Google digital humanities $$
Google Digital Humanities Research Awards
Google has so far digitized over 12 million books in over 300 languages – a significant fraction of all books ever published. This collection, much of which was previously available only in university libraries, has helped many disciplines in the humanities. Because of this vast increase in digitized information, new avenues of literary research are now possible. We also know more could be done to facilitate this research. Sometimes humanities research consists of amassing and curating a private data set, and writing or customizing tools specifically for that data set. While that might be the quickest way to answer a particular research question, it does little to help other researchers with similar questions. We want to make it easy for people to share not just results, but the tools and intermediate data upon which future research can build. Toward these ends, Google is creating a collaborative research program to explore the digital humanities using the Google Books corpus. Disciplines of interest include (but are not limited to):
- Linguistics
- History
- Classics
- Literature
- Philosophy
- Sociology
- Archaeology
- Anthropology
Some example projects to give you an idea of what we’re thinking about:
- Building software for tracking changes in language over time
- Building software for tagging and identifying concepts, structure, or entities in text (possibly tailored to a specific domain or language)

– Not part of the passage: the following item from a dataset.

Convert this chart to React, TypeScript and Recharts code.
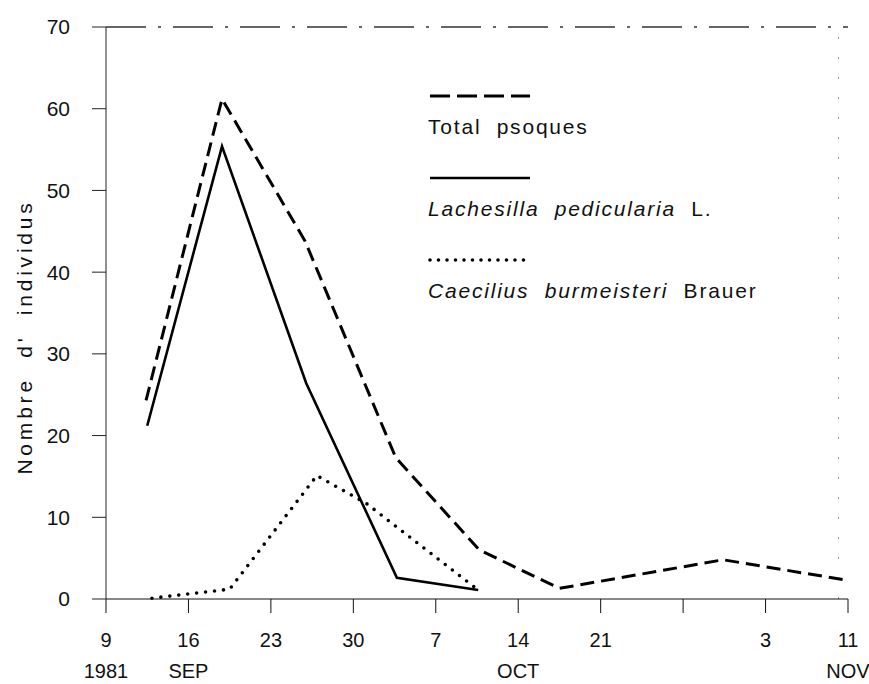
import { LineChart, Line, XAxis, YAxis, ReferenceLine } from 'recharts'

// days counted from 9 Sep 1981
const totalDays = [3.4, 9.85, 16.9, 24.6, 31.7, 38.5, 52.4, 62.9]
const totalValues = [24.3, 61.2, 43.8, 17.3, 6.0, 1.3, 4.8, 2.3]

const lachesillaDays = [3.5, 9.85, 17.0, 24.7, 31.6]
const lachesillaValues = [21.2, 55.4, 26.4, 2.6, 1.1]

const caeciliusDays = [3.9, 10.5, 17.9, 22.1, 31.6]
const caeciliusValues = [0.1, 1.2, 15.1, 11.7, 1.1]

const dayTicks = [0, 7, 14, 21, 28, 35, 42, 49, 56, 63]
const dayLabels = ['9', '16', '23', '30', '7', '14', '21', '', '3', '11']
const monthLabels = ['1981', 'SEP', '', '', '', 'OCT', '', '', '', 'NOV']
const valueTicks = [0, 10, 20, 30, 40, 50, 60, 70]

const FONT = '"Liberation Sans", Arial, sans-serif'

const toPoints = (days: number[], values: number[]) =>
  days.map((d, i) => ({ d, v: values[i] }))

const series = [
  { key: 'total', name: 'Total psoques', italic: '', upright: 'Total  psoques', data: toPoints(totalDays, totalValues), dash: '14 7', legendDash: '20 7', width: 3, cap: 'butt' as const },
  { key: 'lach', name: 'Lachesilla pedicularia L.', italic: 'Lachesilla  pedicularia', upright: '  L.', data: toPoints(lachesillaDays, lachesillaValues), dash: undefined, legendDash: undefined, width: 2.6, cap: 'butt' as const },
  { key: 'caec', name: 'Caecilius burmeisteri Brauer', italic: 'Caecilius  burmeisteri', upright: '  Brauer', data: toPoints(caeciliusDays, caeciliusValues), dash: '0 9', legendDash: '0 8.5', width: 3.6, cap: 'round' as const },
]

const XTick = ({ x, y, payload }: any) => {
  const i = dayTicks.indexOf(payload.value)
  return (
    <g transform={`translate(${x},${y})`}>
      <text x={0} y={32} textAnchor="middle" fontSize={20} fontFamily={FONT} fill="#111">
        {dayLabels[i]}
      </text>
      <text x={0} y={63} textAnchor="middle" fontSize={20} fontFamily={FONT} fill="#111">
        {monthLabels[i]}
      </text>
    </g>
  )
}

const YLabel = () => (
  <text
    x={32}
    y={337}
    transform="rotate(-90 32 337)"
    textAnchor="middle"
    fontSize={21}
    fontFamily={FONT}
    fill="#111"
    style={{ letterSpacing: 3.8, whiteSpace: 'pre' }}
  >
    {"Nombre  d'  individus"}
  </text>
)

const LegendBox = () => (
  <div style={{ position: 'absolute', left: 428, top: 86, fontFamily: FONT, fontSize: 21, color: '#111' }}>
    {series.map((s) => (
      <div key={s.key} style={{ height: 82 }}>
        <svg width={110} height={20} style={{ display: 'block' }}>
          <line x1={2} y1={10} x2={102} y2={10} stroke="#000" strokeWidth={s.width} strokeDasharray={s.legendDash} strokeLinecap={s.cap} />
        </svg>
        <div style={{ whiteSpace: 'pre', marginTop: 9, letterSpacing: 1.8 }}>
          <i>{s.italic}</i>
          {s.upright}
        </div>
      </div>
    ))}
  </div>
)

export default function App() {
  return (
    <div style={{ position: 'absolute', left: 0, top: 0, width: 869, height: 684, background: '#fff' }}>
      <LineChart width={869} height={684} margin={{ top: 27, right: 21, bottom: 25, left: 46 }}>
        <XAxis
          dataKey="d"
          type="number"
          domain={[0, 63]}
          ticks={dayTicks}
          interval={0}
          tick={<XTick />}
          tickSize={14}
          stroke="#111"
          allowDataOverflow
          height={60}
        />
        <YAxis
          type="number"
          domain={[0, 70]}
          ticks={valueTicks}
          interval={0}
          tickSize={14}
          tickMargin={22}
          width={60}
          stroke="#222"
          tick={{ fontSize: 21, fontFamily: FONT, fill: '#111' }}
          label={<YLabel />}
        />
        <ReferenceLine y={70} stroke="#333" strokeWidth={1.3} strokeDasharray="40 12 3 12" />
        <ReferenceLine x={62.2} stroke="#999" strokeWidth={1} strokeDasharray="2 18" />
        {series.map((s) => (
          <Line
            key={s.key}
            data={s.data}
            dataKey="v"
            name={s.name}
            type="linear"
            stroke="#000"
            strokeWidth={s.width}
            strokeDasharray={s.dash}
            strokeLinecap={s.cap}
            dot={false}
            activeDot={false}
            isAnimationActive={false}
          />
        ))}
      </LineChart>
      <LegendBox />
    </div>
  )
}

- Creating utilities to discover books and passages of interest to a particular discipline, with support for annotations and collaborative research
- Developing systems for crowdsourced corrections to book data (e.g., OCR text) and metadata
- Generating marked up freely usable datasets (e.g., part-of-speech tagging for little-known languages)

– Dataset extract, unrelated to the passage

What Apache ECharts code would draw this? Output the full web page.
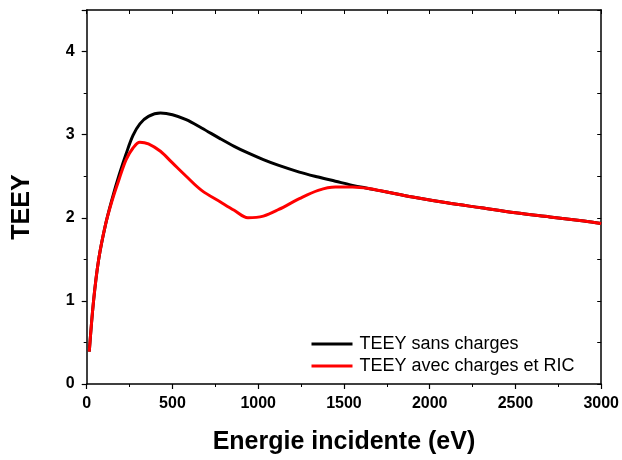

- The testing of a literary or historical hypothesis through innovative analysis of a book corpus
- Analysis of the generative or creative processes revealed in texts
These are one-time awards for up to US $50,000. Google may choose to renew the award for another year following review of the research at the conclusion of the first year. Where appropriate, we expect award recipients to make their software, utilities, datasets, or similar results freely available to others to use. We are requesting proposals in this area from select researchers and faculty members, and we would be delighted with your participation. We expect to make several awards under this program, and welcome proposals that include investigators from multiple organizations. Proposals that share resources or funding with other efforts are also welcome. Google may offer help in some instances by providing relevant subsets of the Google Books corpus (subject to copyright and metadata licensing) or by hosting data for researchers. For instance, we anticipate being able to provide frequency lists of words categorized by language, publication date, country, and subject; and a limited number of scans and plain text from books in the public domain. If your research requires a specific data set, feel free to contact Jon Orwant (orwant@google.com) about availability.
*interesting that two of the examples pertain to language documentation–linguists are you looking!